Ricardo da Cunha Lima - Pra mim, é musicalidade, é jogo de palavras, é literatura em estado puro e um convite aos mais variados assuntos. Ela pode ser divertida ou sentimental, mas é sobretudo um artesanato literário, um cuidado com a forma. A poesia para crianças não difere nada disso, pelo contrário, exige um trabalho ainda mais árduo, porque tento levar a poesia “para adultos” ao público infantil. 

“É um exercício de grande acrobacia literária chegar ao melhor formato para as crianças.” – Ricardo da Cunha Lima

 

Você também é professor de latim na USP. Conhecer a raiz da palavra contribui com o seu trabalho como poeta? 

Ricardo da Cunha Lima - Sem dúvida! Ser poeta é trabalhar com a forma e com a linguagem, jogar com as palavras, e conhecer uma língua que está na base do português me ajuda muito, amplia meu conhecimento e meus horizontes, aumenta minhas possibilidades. Mas esse conhecimento não se limita à língua, abrange também a literatura latina (e a literatura clássica em geral).

Esse conhecimento em geral fica nos bastidores, como um repertório particular que posso acionar na composição de um poema. Mas, às vezes, posso trazer esse conhecimento à tona, usá-lo diretamente, deixá-lo à mostra para o leitor (ainda que o leitor não o perceba imediatamente - neste caso, é um subtexto, como um enigma à espera de identificação).

Dois singelos exemplos no livro novo. Quando uso o adjetivo “épicos” na página 9 (épicos desafios, no poema Uma manhã de sol no parque), para mim isso tem um sabor especial, evoca a literatura épica clássica, é uma referência que iguala a criança ao herói da epopeia, aos mitos da Antiguidade.

O poema “A chuva de cores” começa com o verso “Sob a copa dum ipê”, que evoca um verso de Virgílio (sub tegmine fagi, [sob a copa duma faia, às vezes traduzido como sob a sombra de uma faia], expressão que aparece no primeiro verso do primeiro poema bucólico dele). Esse mesmo verso já foi muito imitado na literatura ocidental, por muitos outros poetas. Então, por um lado, estou fazendo um link com todo um patrimônio da literatura clássica, e, por outro lado, brinco e “nacionalizo” o refrão, ao falar que é um ipê. Veja, tudo funciona como um subtexto num poema infantil (de forma desafiadora, é uma segunda camada, um subtexto erudito e adulto num poema infantil).

Mas há outras maneiras ainda mais explícitas de trazer meu conhecimento à tona.
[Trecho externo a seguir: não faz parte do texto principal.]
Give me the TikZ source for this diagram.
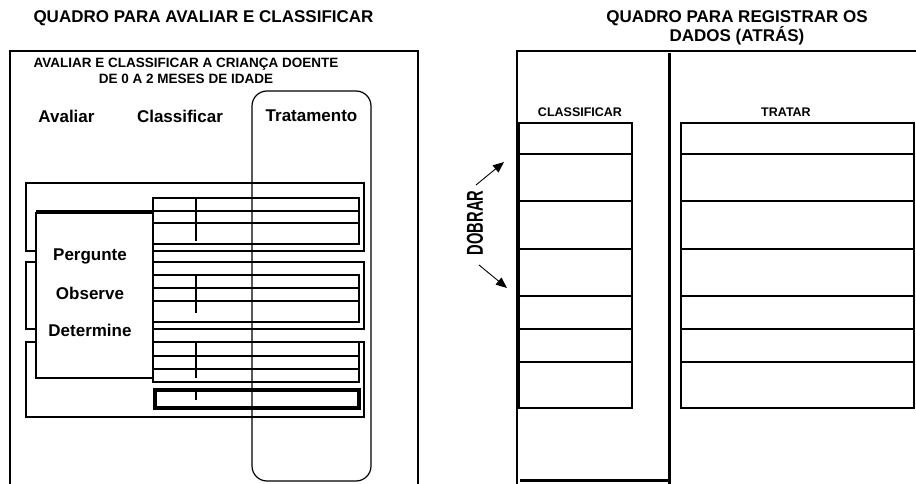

Seja como for, tudo isso me ajuda a tecer o poema, como fios que vou bordando e entrelaçando.

 

Como estimular essa relação e esse interesse nas crianças?
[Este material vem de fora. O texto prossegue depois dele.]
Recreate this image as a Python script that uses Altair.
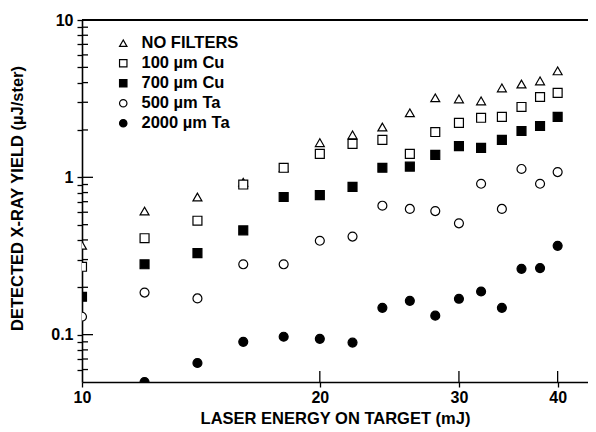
import altair as alt
import pandas as pd

energy = [10, 12, 14, 16, 18, 20, 22, 24, 26, 28, 30, 32, 34, 36, 38, 40]
no_filters = [0.37, 0.61, 0.75, 0.93, 1.15, 1.66, 1.86, 2.09, 2.57, 3.2, 3.15, 3.06, 3.7, 3.92, 4.1, 4.75]
cu100 = [0.27, 0.41, 0.53, 0.90, 1.15, 1.41, 1.63, 1.73, 1.41, 1.94, 2.22, 2.39, 2.42, 2.8, 3.24, 3.44]
cu700 = [0.174, 0.28, 0.33, 0.46, 0.75, 0.77, 0.87, 1.15, 1.17, 1.39, 1.58, 1.54, 1.73, 1.97, 2.12, 2.42]
ta500 = [0.13, 0.185, 0.17, 0.28, 0.28, 0.395, 0.42, 0.66, 0.63, 0.61, 0.51, 0.91, 0.63, 1.13, 0.91, 1.08]
ta2000 = [None, 0.05, 0.066, 0.09, 0.097, 0.094, 0.089, 0.148, 0.164, 0.132, 0.169, 0.188, 0.148, 0.262, 0.265, 0.367]

series_names = ["NO FILTERS", "100 µm Cu", "700 µm Cu", "500 µm Ta", "2000 µm Ta"]
series_values = [no_filters, cu100, cu700, ta500, ta2000]
series_shapes = ["triangle-up", "square", "square", "circle", "circle"]
series_fills = ["white", "white", "black", "white", "black"]

x_labels = [10, 20, 30, 40]
x_major = [20, 30, 40]
y_major = [0.1, 1, 10]
y_minor = [0.06, 0.07, 0.08, 0.09, 0.2, 0.3, 0.4, 0.5, 0.6, 0.7, 0.8, 0.9,
           2, 3, 4, 5, 6, 7, 8, 9]

rows = []
for name, vals in zip(series_names, series_values):
    for e, v in zip(energy, vals):
        if v is not None:
            rows.append({"energy": e, "yield": v, "series": name, "kind": "pt"})
for v in y_major:
    rows.append({"energy": 20, "yield": v, "series": "", "kind": "ymaj"})
for v in y_minor:
    rows.append({"energy": 20, "yield": v, "series": "", "kind": "ymin"})
for v in x_major:
    rows.append({"energy": v, "yield": 1, "series": "", "kind": "xmaj"})
rows.append({"energy": 20, "yield": 1, "series": "", "kind": "top"})
df = pd.DataFrame(rows)

W, H = 506, 362
FONT = "Liberation Sans"

xscale = alt.Scale(type="log", domain=[10, 43.7], nice=False)
yscale = alt.Scale(type="log", domain=[0.05, 10], nice=False)
XT = "LASER ENERGY ON TARGET (mJ)"
YT = "DETECTED X-RAY YIELD (µJ/ster)"

xaxis = alt.Axis(values=x_labels, format="d", title=XT, labelFlush=False,
                 ticks=True, tickSize=5, tickWidth=1.3, tickColor="black",
                 labelPadding=2, titleX=W / 2, titleY=36, titleBaseline="middle",
                 titleAlign="center")
yaxis = alt.Axis(values=y_major + y_minor, format="~g", title=YT, labelFlush=False,
                 labelExpr="datum.value == 0.1 || datum.value == 1 || datum.value == 10 ? datum.label : ''",
                 labelOverlap=False,
                 ticks=True, tickSize=5, tickWidth=1.3, tickColor="black",
                 labelPadding=4, titleX=-65, titleY=178, titleAngle=270,
                 titleAlign="center", titleBaseline="middle")

leg = alt.Legend(
    orient="none", legendX=33, legendY=15, title=None,
    labelFont=FONT, labelFontSize=16.5, labelFontWeight="bold", labelColor="black",
    symbolSize=55, symbolStrokeWidth=1.2,
    rowPadding=3, labelOffset=10, padding=0,
)

base = alt.Chart(df)

points = base.transform_filter(alt.datum.kind == "pt").mark_point(
    size=80, strokeWidth=1.2, opacity=1, filled=False, clip=True
).encode(
    x=alt.X("energy:Q", scale=xscale, axis=xaxis),
    y=alt.Y("yield:Q", scale=yscale, axis=yaxis),
    shape=alt.Shape("series:N", scale=alt.Scale(domain=series_names, range=series_shapes), legend=leg),
    fill=alt.Fill("series:N", scale=alt.Scale(domain=series_names, range=series_fills), legend=leg),
    stroke=alt.Stroke("series:N", scale=alt.Scale(domain=series_names, range=["black"] * 5), legend=leg),
)

ymaj = base.transform_filter(alt.datum.kind == "ymaj").mark_rule(color="black", strokeWidth=1.3).encode(
    y=alt.Y("yield:Q", scale=yscale, axis=yaxis), x=alt.value(0), x2=alt.value(11))
ymin = base.transform_filter(alt.datum.kind == "ymin").mark_rule(color="black", strokeWidth=1.3).encode(
    y=alt.Y("yield:Q", scale=yscale, axis=yaxis), x=alt.value(0), x2=alt.value(6))
xmaj = base.transform_filter(alt.datum.kind == "xmaj").mark_rule(color="black", strokeWidth=1.3).encode(
    x=alt.X("energy:Q", scale=xscale, axis=xaxis), y=alt.value(H), y2=alt.value(H - 11))
top = base.transform_filter(alt.datum.kind == "top").mark_rule(color="black", strokeWidth=1.8).encode(
    x=alt.value(0), x2=alt.value(W), y=alt.value(0))

chart = alt.layer(points, ymaj, ymin, xmaj, top).properties(
    width=W, height=H,
    autosize=alt.AutoSizeParams(type="none"),
    padding={"left": 74, "top": 12, "right": 0, "bottom": 50},
).configure_view(stroke="transparent").configure_axis(
    grid=False,
    labelFont=FONT, labelFontSize=16, labelFontWeight="bold", labelColor="black",
    titleFont=FONT, titleFontSize=16.5, titleFontWeight="bold", titleColor="black",
    domainColor="black", domainWidth=1.6,
)

chart.save("out.html", embed_options={"renderer": "svg", "actions": False})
Ricardo da Cunha Lima - Não há outro jeito, senão oferecer poesia para a criança, ler para ela, declamar poemas. Mas há duas maneiras de oferecer isso. Uma maneira muito prática é ouvindo música brasileira, pois música é poesia. Essa percepção de que poesia é música existe desde a Antiguidade, e está na própria palavra latina “carmen”, que significa “poema”, e é derivada do verbo “cano” (cantar). 

“Canção é poesia. Se ouvirmos canções brasileiras com as crianças e prestarmos atenção nas (boas) letras, estaremos compartilhando poesia.” - Ricardo da Cunha Lima

A segunda maneira é oferecendo livros de poesia, lendo para elas, deixando-as ler e se encantar com a poesia. Eu mesmo faço essas duas coisas, gosto muito de ouvir MPB e de ler livros de poesia. Finalmente, em defesa da poesia, posso dizer o seguinte: hoje em dia nossa vida é muito corrida, mas poemas são curtos, é muito viável ler um poema todo dia para uma criança, não toma muito tempo e enriquece a alma de pais e filhos.

 

Quais são seus projetos atuais? Está trabalhando em algum livro novo que possa compartilhar com a gente?
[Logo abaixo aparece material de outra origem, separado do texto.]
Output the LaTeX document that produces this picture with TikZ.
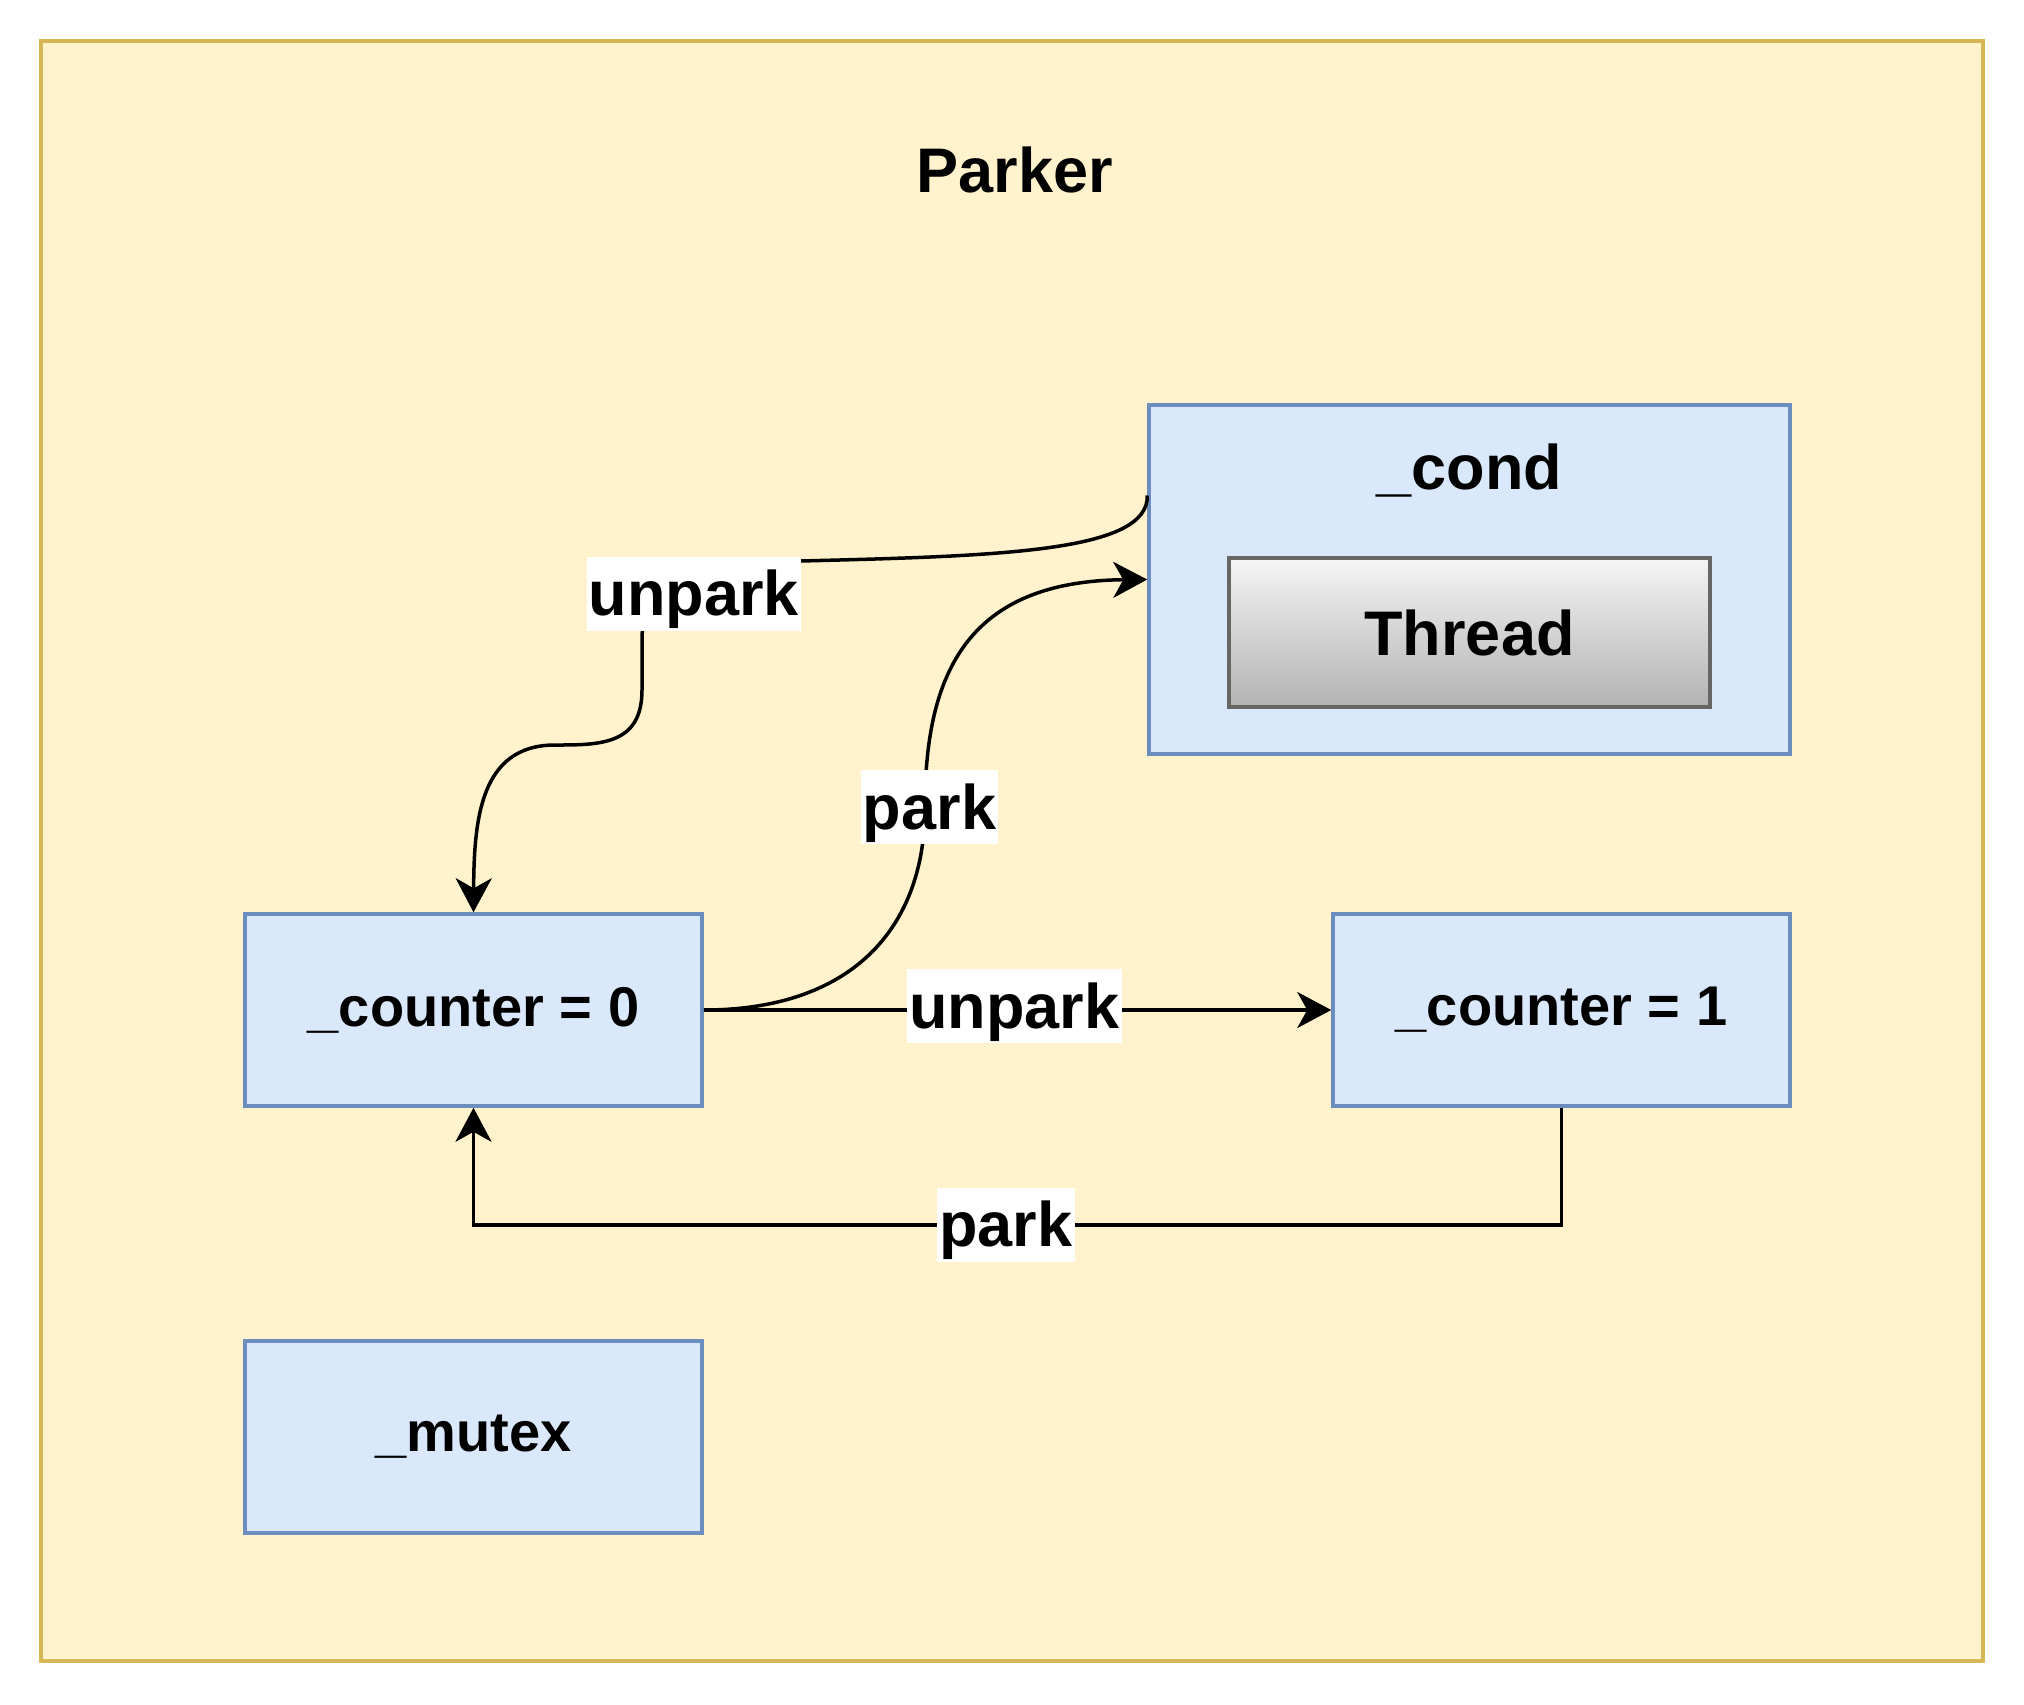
\documentclass[tikz,border=0pt]{standalone}
\usepackage{fontspec}
\setmainfont{Liberation Sans}
\usetikzlibrary{arrows.meta}
\definecolor{outerfill}{HTML}{FFF2CC}
\definecolor{outerdraw}{HTML}{D6B656}
\definecolor{boxfill}{HTML}{DAE8FC}
\definecolor{boxdraw}{HTML}{6C8EBF}
\definecolor{thrtop}{HTML}{F5F5F5}
\definecolor{thrbot}{HTML}{B3B3B3}
\definecolor{thrdraw}{HTML}{666666}
\begin{document}
\begin{tikzpicture}[x=0.5pt,y=-0.5pt,
  bigtxt/.style={font=\fontsize{31.5}{36}\selectfont\bfseries},
  midtxt/.style={font=\fontsize{28}{33}\selectfont\bfseries},
  bluebox/.style={draw=boxdraw,fill=boxfill,line width=1.75pt,inner sep=0pt},
  cbox/.style={bluebox,midtxt,minimum width=228.5pt,minimum height=96pt},
  edgelbl/.style={bigtxt,fill=white,inner xsep=1pt,inner ysep=0pt,text height=29.5pt,text depth=7.5pt},
  conn/.style={line width=1.75pt,-{Stealth[length=17pt,width=18pt,inset=5pt]}}]
\useasboundingbox (0,0) rectangle (2024,1704);
\node[draw=outerdraw,fill=outerfill,line width=2pt,minimum width=971pt,minimum height=810pt,inner sep=0pt] (outer) at (1012,851) {};
\node[bigtxt] (title) at (1015,170) {Parker};
\node[bluebox,minimum width=320.5pt,minimum height=174.5pt] (cond) at (1469.5,579.5) {};
\node[bigtxt] (condtxt) at (1469.5,471) {\_cond};
\node[draw=thrdraw,line width=1.75pt,top color=thrtop,bottom color=thrbot,bigtxt,minimum width=240.5pt,minimum height=74.5pt,inner sep=0pt] (thread) at (1469.5,632.5) {Thread};
\node[cbox] (c0) at (473.5,1010) {\_counter = 0};
\node[cbox] (c1) at (1561.5,1010) {\_counter = 1};
\node[cbox] (mutex) at (473.5,1437) {\_mutex};
% edges
\draw[conn] ([yshift=42pt]cond.west) .. controls (1149,552) and (1000,556) .. (800,561)
  .. controls (700,563) and (642,570) .. (642,640)
  -- (642,690) .. controls (642,745) and (600,745) .. (555,745)
  .. controls (480,745) and (474,820) .. (c0.north);
\draw[conn] (c0.east) .. controls (850,1010) and (925,930) .. (925,807)
  .. controls (925,670) and (970,581) .. (cond.west);
\draw[conn] (c0.east) -- (c1.west);
\draw[conn] (c1.south) -- (1561.5,1225) -| (c0.south);
% labels
\node[edgelbl] (l1) at (694,593.5) {unpark};
\node[edgelbl] (l2) at (929.5,807) {park};
\node[edgelbl] (l3) at (1014.5,1006) {unpark};
\node[edgelbl] (l4) at (1006,1224.5) {park};
\end{tikzpicture}
\end{document}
Ricardo da Cunha Lima - No momento, estou tentando juntar mais alguns poemas infantis, a fim de formar um novo livro. Mas não vou poder dedicar muito tempo a isso, pois, na atividade de professor da USP, preciso agora preparar uma tese de livre-docência, que é o próximo passo da minha carreira acadêmica. Essa tese envolve a leitura e tradução de poesia latina, mas o resultado ainda vai demorar uns dois anos para sair.

 

¹”Uma criança vê o que o adulto não vê. Tem olhos atentos e limpos para o espetáculo do mundo. O poeta é capaz de ver pela primeira vez o que, de fato, ninguém vê”. A citação de Otto Lara Resende faz parte da crônica "Vista cansada", presente no livro "Bom dia para nascer" (2011), publicado pela Companhia das Letras.